Andrew Carnegie – Man of Steel

Carnegie Library of Atlanta. Historic American Buildings Survey.

Many in the library world think of Andrew Carnegie in terms of the many public libraries his fortune built, but otherwise, who was this man?

Andrew Carnegie was born in Dunfermline, Scotland on November 25, 1825. His family immigrated to the United States when he was a child and eventually they settled in Pennsylvania.  Carnegie worked his way though a series of jobs, including one as a messenger and operator at the Ohio Telegraph Company and as a secretary/telegraph operator at the Pennsylvania Railroad Company.  He eventually worked his way up to superintendent of the Pittsburgh Division of Pennsylvania Railroad and caught the eye of two company executives – Thomas A. Scott and company president J. Edgar Thomson – both of whom would remain influential throughout Carnegie’s life.  Carnegie became quite adept at investing and one of his earliest endeavors was using his connections and skills to merge the T.T. Woodruff & Company (later called Central Transportation Company), a maker of sleeping cars for trains, and the Pullman Palace Car Company.

Andrew Carnegie, c1913

In 1861 he was appointed Superintendent of the Military Railways and the Union government’s telegraph lines in the East when his mentor Thomas Scott became Assistant Secretary of War.  Because of his position, Carnegie had knowledge of the war machine during the Civil War and saw there was a large need for iron products.  After the war he used this new knowledge to switch his business interests from railroads and telegraphs to the ironworks industry, eventually founding the Keystone Bridge Works.   His contacts in the railroads, which needed lots of steel, came in handy and he was able to use them to increase business.  Carnegie’s business was right in the middle of a rapidly changing America.

Carnegie may have been known as a successful man of business but he was also an innovator.  In a desire to make steel more cheaply and more efficiently, he successfully adopted the Bessemer process at his Homestead Steel Works plant. He also brought in Henry Clay Frick as a partner in 1881, and put him in charge of company operations.  By 1889, steel production in the United States outpaced that of the U.K. – and most of that was under Carnegie’s control. By then, Carnegie was one of the wealthiest men in America.

The Homestead riot. Drawn by W.P. Snyder after a photograph by Dabbs, Pittsburg.
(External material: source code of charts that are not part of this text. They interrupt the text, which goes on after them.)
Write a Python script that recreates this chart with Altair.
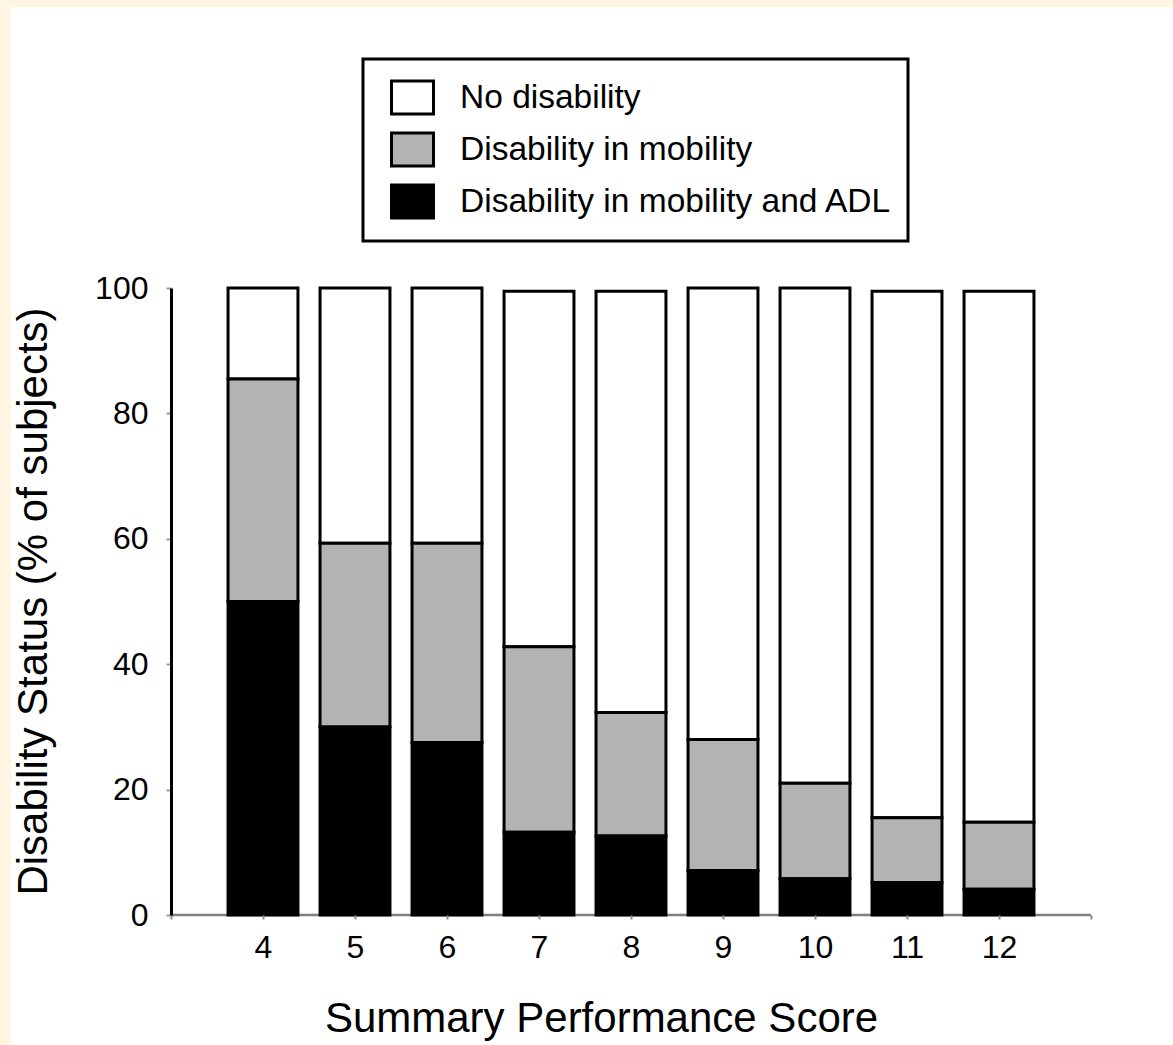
import altair as alt
import pandas as pd

# Summary Performance Score groups
scores = [4, 5, 6, 7, 8, 9, 10, 11, 12]

# Percent of subjects in each disability status (segments stack to ~100%)
adl = [50.0, 30.0, 27.5, 13.2, 12.6, 7.1, 5.8, 5.2, 4.1]
mobility = [35.5, 29.3, 31.8, 29.6, 19.7, 20.9, 15.2, 10.3, 10.7]
no_disability = [14.5, 40.7, 40.7, 56.7, 67.2, 72.0, 79.0, 84.0, 84.7]

categories = ["No disability", "Disability in mobility", "Disability in mobility and ADL"]
fills = ["#FFFFFF", "#B3B3B3", "#000000"]
stack_rank = [2, 1, 0]  # black at the bottom, white on top

x_ticks = list(range(3, 14))
y_ticks = [0, 20, 40, 60, 80, 100]

rows = []
for i, s in enumerate(scores):
    for cat, vals, rk in zip(categories, [no_disability, mobility, adl], stack_rank):
        rows.append({"score": s, "status": cat, "pct": vals[i], "rank": rk})
df = pd.DataFrame(rows)

FONT = "Liberation Sans"
W, H = 920, 627
PAD = {"left": 171, "top": 288, "right": 82, "bottom": 130}
Y_TITLE = "Disability Status (% of subjects)"

y_scale = alt.Scale(domain=[0, 100], nice=False)

# white page panel leaving a thin cream margin at top and left
panel = alt.Chart(pd.DataFrame({"k": [0]})).mark_rect(color="white").encode(
    x=alt.value(11 - PAD["left"]),
    x2=alt.value(W + PAD["right"]),
    y=alt.value(7 - PAD["top"]),
    y2=alt.value(H + PAD["bottom"]),
)

# grey baseline at 0%, drawn beneath the bars
baseline = alt.Chart(pd.DataFrame({"base": [0]})).mark_rule(
    color="#7f7f7f", strokeWidth=2.5
).encode(
    y=alt.Y("base:Q", scale=y_scale, title=Y_TITLE),
    x=alt.value(0),
    x2=alt.value(W),
)

bars = (
    alt.Chart(df)
    .transform_stack(stack="pct", groupby=["score"], as_=["y0", "y1"], sort=[alt.SortField("rank")])
    .transform_calculate(x0="datum.score - 0.38", x1="datum.score + 0.38")
    .mark_bar(stroke="black", strokeWidth=3)
    .encode(
        x=alt.X(
            "x0:Q",
            scale=alt.Scale(domain=[3, 13], nice=False, zero=False),
            axis=alt.Axis(
                values=x_ticks,
                labelExpr="datum.value >= 4 && datum.value <= 12 ? datum.label : ''",
                labelFlush=False,
                labelOverlap=False,
                domain=False,
                tickColor="#8c8c8c",
                tickSize=4,
                tickWidth=2,
                labelFontSize=32,
                labelPadding=13,
                labelColor="black",
                grid=False,
                zindex=1,
                titleFontSize=42,
                titleFontWeight="normal",
                titleColor="black",
                titleX=430,
                titleY=103,
                titleBaseline="middle",
                titleAlign="center",
            ),
            title="Summary Performance Score",
        ),
        x2="x1:Q",
        y=alt.Y(
            "y0:Q",
            scale=y_scale,
            axis=alt.Axis(
                values=y_ticks,
                domainColor="black",
                domainWidth=3,
                tickColor="#9a9a9a",
                tickSize=5,
                tickWidth=2,
                labelFontSize=32,
                labelPadding=18,
                labelColor="black",
                grid=False,
                zindex=1,
                titleFontSize=42,
                titleFontWeight="normal",
                titleColor="black",
                titleX=-138,
                titleY=313,
                titleBaseline="middle",
                titleAlign="center",
            ),
            title=Y_TITLE,
        ),
        y2="y1:Q",
        color=alt.Color(
            "status:N",
            scale=alt.Scale(domain=categories, range=fills),
            legend=alt.Legend(
                orient="none",
                legendX=192,
                legendY=-229,
                title=None,
                symbolType="M-0.476,-0.786H1.524V0.786H-0.476Z",
                symbolSize=1764,
                symbolStrokeColor="black",
                symbolStrokeWidth=3,
                symbolOpacity=1,
                labelFontSize=33.5,
                labelOffset=36,
                labelLimit=0,
                labelColor="black",
                padding=16,
                rowPadding=5,
                strokeColor="black",
                fillColor="white",
            ),
        ),
    )
)

chart = (
    alt.layer(panel, baseline, bars)
    .properties(
        width=W,
        height=H,
        background="#FFF5E1",
        padding=PAD,
        autosize=alt.AutoSizeParams(type="none"),
    )
    .configure(font=FONT)
    .configure_view(stroke=None)
    .configure_legend(strokeWidth=3)
)

chart.save("out.html", embed_options={"renderer": "svg", "actions": False})
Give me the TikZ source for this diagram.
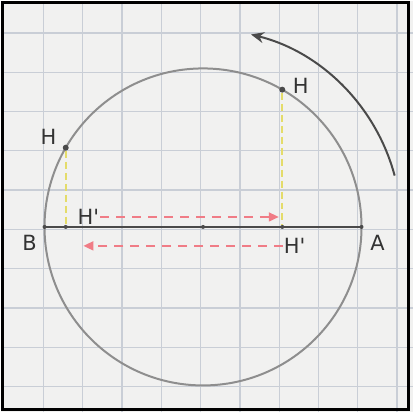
\documentclass[tikz,border=0pt]{standalone}
\usepackage{fontspec}
\setsansfont{DejaVu Sans}
\usetikzlibrary{arrows.meta}
\definecolor{paper}{HTML}{F1F1F0}
\definecolor{gridblue}{HTML}{C9CED6}
\definecolor{pencil}{HTML}{8E8E8E}
\definecolor{lead}{HTML}{4A4A4A}
\definecolor{hiyellow}{HTML}{E4DC6A}
\definecolor{hipink}{HTML}{F07C86}
\tikzset{
  lbl/.style={font=\sffamily\fontsize{21}{21}\selectfont, text=black!80, inner sep=1pt},
  dot/.style={circle, fill=lead, inner sep=0pt, minimum size=6pt},
  pin/.style={circle, fill=lead, inner sep=0pt, minimum size=4pt},
  proj/.style={dash pattern=on 7pt off 4pt, color=hiyellow, line width=1.6pt},
  mov/.style={-{Triangle[length=10pt,width=9pt]}, dash pattern=on 9pt off 7pt, color=hipink, line width=1.7pt},
  turn/.style={-{Stealth[length=13pt,width=11pt]}, color=lead, line width=2pt},
}

\begin{document}
\begin{tikzpicture}[x=1pt,y=1pt]
  % squared paper
  \fill[paper] (0,0) rectangle (414,413);
  \foreach \k in {0,...,9} {
    \draw[gridblue, line width=1.3pt] ({43+39.4*\k},0) -- ({43+39.4*\k},413);
    \draw[gridblue, line width=1.3pt] (0,{26+39.4*\k}) -- (414,{26+39.4*\k});
  }
  \draw[black, line width=3pt] (2,3) rectangle (409,411);

  % circle and diameter
  \coordinate (O) at (203,186);
  \path (O) ++(0:159) coordinate (A) ++(180:318) coordinate (B);
  \draw[pencil, line width=2pt] (O) circle[radius=159];
  \draw[lead, line width=1.6pt] (B) -- (A);
  \node[pin] (o) at (O) {};
  \node[pin] (a) at (A) {};
  \node[pin] (b) at (B) {};

  % moving point and its projections
  \path (O) ++(60:159) node[dot] (M) {};
  \path (O) ++(150:159) node[dot] (N) {};
  \node[pin] (Mp) at (M |- O) {};
  \node[pin] (Np) at (N |- O) {};
  \draw[proj] (M) -- (Mp);
  \draw[proj] (N) -- (Np);

  % sense of rotation
  \path (O) ++(15:199) coordinate (rotA);
  \draw[turn] (rotA) arc[start angle=15, end angle=76, radius=199];

  % labels
  \node[lbl] (lM) at (301,328) {H};
  \node[lbl] (lN) at (48,276) {H};
  \node[lbl] (lHa) at (88,196) {H\textquotesingle};
  \node[lbl] (lHb) at (295,167) {H\textquotesingle};
  \node[lbl] (lB) at (29,170) {B};
  \node[lbl] (lA) at (378,170) {A};

  % back and forth
  \coordinate (goR) at (279,196);
  \coordinate (goL) at (83,167);
  \draw[mov] (lHa.east) -- (goR);
  \draw[mov] (lHb.west) -- (goL);
\end{tikzpicture}
\end{document}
Cover Harpers Weekly July 16, 1892.

The company had a challenging year in 1892.  In late June, plant employees – members of the Amalgamated Association of Iron and Steel Workers – went on strike and shut Homestead down.  For about a week there was little activity, but all that changed on July 6, 1892 when Frick brought in the Pinkerton’s to bring the plant back under company control.  After a short battle where a number of people were injured or killed, the state militia was brought in.  The company regained control of the plant, although there was an unsuccessful attempt to kill Frick.  Later that year the strike collapsed. Unfortunately, the events at Homestead stuck to Carnegie, and his reputation suffered for years.

Times were changing and in 1901, Carnegie Steel was merged into J.P. Morgan’s new company – United States Steel Company.  This left time for Carnegie to do other things – such as more writing.  While Carnegie had written one of his most notable articles back in the June 1889 issue of North American Review titled “Wealth,” now he could do more.  In the November 22, 1914 issue of the New York Tribune, he wrote an article titled “Educating for Business Success” and regularly contributed to the journals Nineteenth Century and North American Review.  He even wrote a number of books including Triumphant Democracy, The Gospel of Wealth, and An American Four-in-hand in Britain.  His success influenced a number of people including one gentleman by the name of Napoleon Hill, whom he met in 1908 when Hill wrote a series of articles on successful men.  Hill went on to make a name for himself, writing a number of books in the “personal success” genre including Think and Grow Rich and The Law of Success.

Carnegie is also known in other areas, particularly education. Worldwide, over 2,500 libraries, most of them in the United States, were built and equipped with Carnegie funds. He also donated money to universities and centers of learning including Carnegie Mellon University and its engineering program the Carnegie Institute of Technology, Carnegie Trust for the Universities of Scotland, the Tuskegee Institute, and the Carnegie Institution of Science in Washington, D.C. He also used his money to found the Carnegie Endowment for International Peace in 1910.

Andrew Carnegie at the 25th anniversary of the Tuskegee Institute, April 1906. Frances Benjamin Johnston Collection.

Carnegie died August 11, 1919, but his legacy lived on though the libraries and universities that he gave so generously to establish, as well as the cultural institutions like Carnegie Hall and the Carnegie Museums of Pittsburgh that he built.